* Aim *
Reproduce each line of the material exactly, minus any picture.
--------------------------------------------------
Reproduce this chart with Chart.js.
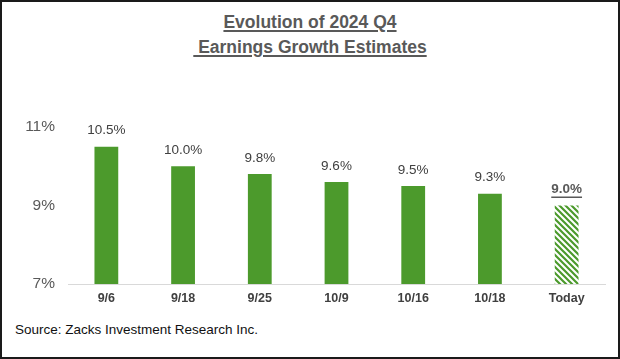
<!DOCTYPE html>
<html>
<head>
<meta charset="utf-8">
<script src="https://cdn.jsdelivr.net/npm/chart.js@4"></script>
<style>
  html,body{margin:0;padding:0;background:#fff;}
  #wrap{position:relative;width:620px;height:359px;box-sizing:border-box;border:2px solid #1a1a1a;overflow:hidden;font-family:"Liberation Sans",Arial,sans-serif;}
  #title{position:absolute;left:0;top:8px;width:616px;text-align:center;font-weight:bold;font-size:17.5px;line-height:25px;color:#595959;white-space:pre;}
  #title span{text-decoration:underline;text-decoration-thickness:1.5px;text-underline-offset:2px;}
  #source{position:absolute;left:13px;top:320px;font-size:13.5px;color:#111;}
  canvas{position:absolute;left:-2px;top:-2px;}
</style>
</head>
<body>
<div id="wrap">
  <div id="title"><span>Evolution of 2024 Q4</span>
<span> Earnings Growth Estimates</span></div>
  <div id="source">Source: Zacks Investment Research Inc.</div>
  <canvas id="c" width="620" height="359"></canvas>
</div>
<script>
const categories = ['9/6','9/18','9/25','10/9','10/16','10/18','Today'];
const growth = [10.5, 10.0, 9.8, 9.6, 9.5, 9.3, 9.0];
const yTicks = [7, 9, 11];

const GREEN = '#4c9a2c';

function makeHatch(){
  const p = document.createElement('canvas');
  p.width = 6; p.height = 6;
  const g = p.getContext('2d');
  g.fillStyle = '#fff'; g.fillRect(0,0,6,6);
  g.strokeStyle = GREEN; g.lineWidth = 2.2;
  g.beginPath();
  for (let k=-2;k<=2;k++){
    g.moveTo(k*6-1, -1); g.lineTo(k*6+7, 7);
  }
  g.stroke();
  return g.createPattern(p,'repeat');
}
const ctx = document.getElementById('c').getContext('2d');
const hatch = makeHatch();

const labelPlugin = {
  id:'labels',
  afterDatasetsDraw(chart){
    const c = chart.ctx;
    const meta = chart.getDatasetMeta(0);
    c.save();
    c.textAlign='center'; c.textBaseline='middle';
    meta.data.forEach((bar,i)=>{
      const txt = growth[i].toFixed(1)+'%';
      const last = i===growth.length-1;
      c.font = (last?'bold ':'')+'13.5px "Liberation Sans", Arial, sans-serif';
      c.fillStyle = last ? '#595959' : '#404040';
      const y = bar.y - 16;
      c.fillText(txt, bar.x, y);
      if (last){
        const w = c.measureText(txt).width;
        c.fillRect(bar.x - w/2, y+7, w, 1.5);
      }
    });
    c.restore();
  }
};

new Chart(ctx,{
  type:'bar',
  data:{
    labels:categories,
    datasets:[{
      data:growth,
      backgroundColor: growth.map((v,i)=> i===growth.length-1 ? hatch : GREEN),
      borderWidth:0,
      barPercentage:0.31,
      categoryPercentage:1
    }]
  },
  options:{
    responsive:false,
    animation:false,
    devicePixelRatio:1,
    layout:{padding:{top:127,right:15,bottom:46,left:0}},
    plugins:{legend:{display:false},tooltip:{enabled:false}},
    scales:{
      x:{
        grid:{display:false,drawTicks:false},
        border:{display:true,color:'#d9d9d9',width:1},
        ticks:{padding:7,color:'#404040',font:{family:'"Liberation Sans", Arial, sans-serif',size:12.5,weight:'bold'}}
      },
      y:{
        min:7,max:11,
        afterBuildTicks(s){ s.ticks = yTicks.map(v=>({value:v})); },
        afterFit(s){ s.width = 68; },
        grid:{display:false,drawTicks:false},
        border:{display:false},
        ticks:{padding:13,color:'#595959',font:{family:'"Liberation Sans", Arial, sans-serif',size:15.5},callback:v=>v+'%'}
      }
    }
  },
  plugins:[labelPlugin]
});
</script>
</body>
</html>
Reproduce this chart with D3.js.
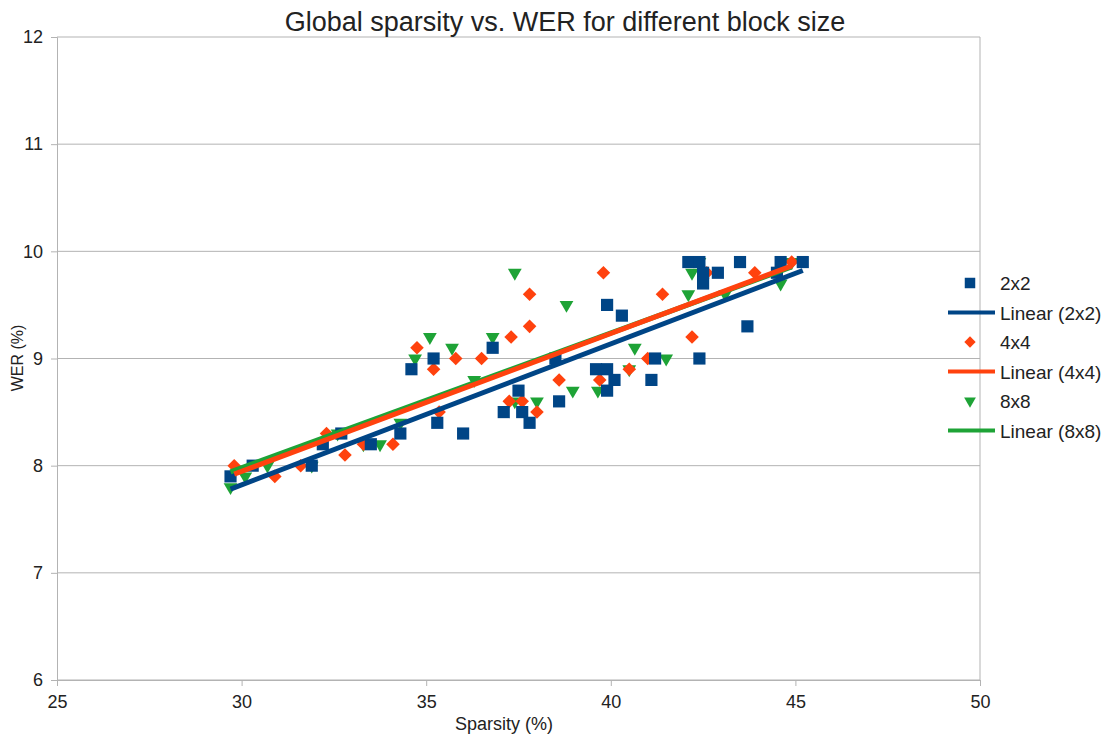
--------------------------------------------------
* Solution *
Reproduce this chart with Chart.js.
<!DOCTYPE html>
<html>
<head>
<meta charset="utf-8">
<script src="https://cdn.jsdelivr.net/npm/chart.js@4"></script>
<style>
  html,body{margin:0;padding:0;background:#fff;}
  #wrap{position:relative;width:620px;height:359px;box-sizing:border-box;border:2px solid #1a1a1a;overflow:hidden;font-family:"Liberation Sans",Arial,sans-serif;}
  #title{position:absolute;left:0;top:8px;width:616px;text-align:center;font-weight:bold;font-size:17.5px;line-height:25px;color:#595959;white-space:pre;}
  #title span{text-decoration:underline;text-decoration-thickness:1.5px;text-underline-offset:2px;}
  #source{position:absolute;left:13px;top:320px;font-size:13.5px;color:#111;}
  canvas{position:absolute;left:-2px;top:-2px;}
</style>
</head>
<body>
<div id="wrap">
  <div id="title"><span>Evolution of 2024 Q4</span>
<span> Earnings Growth Estimates</span></div>
  <div id="source">Source: Zacks Investment Research Inc.</div>
  <canvas id="c" width="620" height="359"></canvas>
</div>
<script>
const categories = ['9/6','9/18','9/25','10/9','10/16','10/18','Today'];
const growth = [10.5, 10.0, 9.8, 9.6, 9.5, 9.3, 9.0];
const yTicks = [7, 9, 11];

const GREEN = '#4c9a2c';

function makeHatch(){
  const p = document.createElement('canvas');
  p.width = 6; p.height = 6;
  const g = p.getContext('2d');
  g.fillStyle = '#fff'; g.fillRect(0,0,6,6);
  g.strokeStyle = GREEN; g.lineWidth = 2.2;
  g.beginPath();
  for (let k=-2;k<=2;k++){
    g.moveTo(k*6-1, -1); g.lineTo(k*6+7, 7);
  }
  g.stroke();
  return g.createPattern(p,'repeat');
}
const ctx = document.getElementById('c').getContext('2d');
const hatch = makeHatch();

const labelPlugin = {
  id:'labels',
  afterDatasetsDraw(chart){
    const c = chart.ctx;
    const meta = chart.getDatasetMeta(0);
    c.save();
    c.textAlign='center'; c.textBaseline='middle';
    meta.data.forEach((bar,i)=>{
      const txt = growth[i].toFixed(1)+'%';
      const last = i===growth.length-1;
      c.font = (last?'bold ':'')+'13.5px "Liberation Sans", Arial, sans-serif';
      c.fillStyle = last ? '#595959' : '#404040';
      const y = bar.y - 16;
      c.fillText(txt, bar.x, y);
      if (last){
        const w = c.measureText(txt).width;
        c.fillRect(bar.x - w/2, y+7, w, 1.5);
      }
    });
    c.restore();
  }
};

new Chart(ctx,{
  type:'bar',
  data:{
    labels:categories,
    datasets:[{
      data:growth,
      backgroundColor: growth.map((v,i)=> i===growth.length-1 ? hatch : GREEN),
      borderWidth:0,
      barPercentage:0.31,
      categoryPercentage:1
    }]
  },
  options:{
    responsive:false,
    animation:false,
    devicePixelRatio:1,
    layout:{padding:{top:127,right:15,bottom:46,left:0}},
    plugins:{legend:{display:false},tooltip:{enabled:false}},
    scales:{
      x:{
        grid:{display:false,drawTicks:false},
        border:{display:true,color:'#d9d9d9',width:1},
        ticks:{padding:7,color:'#404040',font:{family:'"Liberation Sans", Arial, sans-serif',size:12.5,weight:'bold'}}
      },
      y:{
        min:7,max:11,
        afterBuildTicks(s){ s.ticks = yTicks.map(v=>({value:v})); },
        afterFit(s){ s.width = 68; },
        grid:{display:false,drawTicks:false},
        border:{display:false},
        ticks:{padding:13,color:'#595959',font:{family:'"Liberation Sans", Arial, sans-serif',size:15.5},callback:v=>v+'%'}
      }
    }
  },
  plugins:[labelPlugin]
});
</script>
</body>
</html>
Reproduce this chart with D3.js.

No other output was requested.